Corn may be popular in Central Queensland this year.

CQgrowers relish heavy rain

Farmers in central Queensland are rejoicing as a timely storm-driven rainfall delivered up to 240mm across the region last week.

FARMERS in central Queensland are rejoicing as a timely storm-driven rainfall delivered up to 240mm across the region last week.

The falls will provide a solid platform of subsoil moisture for the summer cropping program.

Ben Marshall, Marshall Seed and Grain Services, Emerald, said the region had received anything from 10mm to 240mm.

“It was storm-driven and as such it was patchy, but there were a lot of areas that saw pretty good rainfall,” Mr Marshall said.

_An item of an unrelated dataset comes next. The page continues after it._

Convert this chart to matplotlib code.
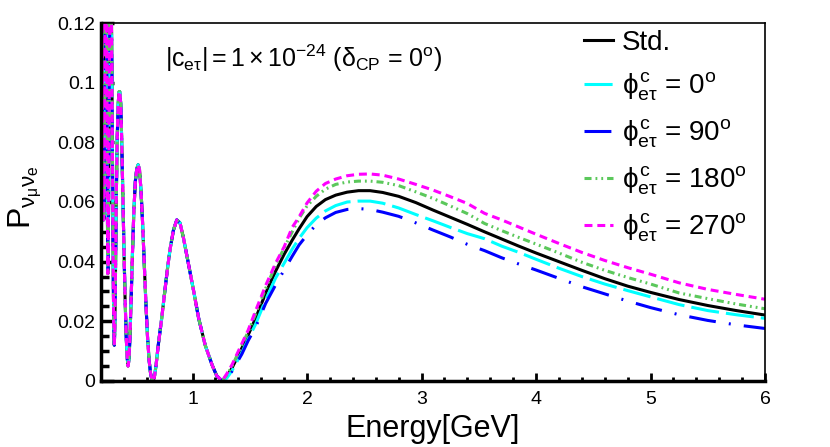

“Emerald had very good rainfall, but it was less as you head out towards Springsure,” he said.

Croppers in the region will be busy contemplating the best gross margins from summer crops this year.

Mr Marshall said mung bean values had declined, in line with a fall in world pulse prices, and said farmers may look at corn where the soil moisture profile is good.

“Corn was a good crop for people last year, it is more expensive to grow so you want to have a bit more certainty about your moisture profile, but where there has been good rain people will be looking at it.”

“Sorghum values are also not too bad for those guys with less moisture.”

Old crop sorghum values are at around $175-195 a tonne through the Central Queensland region, although the price for new crop sorghum, delivered to Brisbane is around $270/t.

Sorghum price levels have not yet fallen low enough to attract export demand from China, which can be a big buyer of the crop.

Mr Marshall said in spite of the fall in mung bean prices, growers would put some in for their agronomic benefits.

“In terms of the rotation some farmers really like to get late planted mung beans into the system so even though the returns are not that flash at present they will look to do that.”

Mr Marshall said some farmers were constrained in their choices due to high carry over levels of residual herbicide caused by the dry winter.

“It may mean their crop choices come down to what crop can tolerate the residual,” he said.

Mr Marshall said it was not only the croppers delighted with the rain.

“The grass is looking just sensational after the rain, it has really kicked it along.”

He said mixed farmers in the area may look at forage crops as an option.

“The rain opens the door for forage crops as well.”

He said crops would start to be planted in the region from the last week in December through to early February.

The rain was less intense through the Darling Downs region, although there were useful falls which in some areas may inspire additional planting along with the crop already in the ground.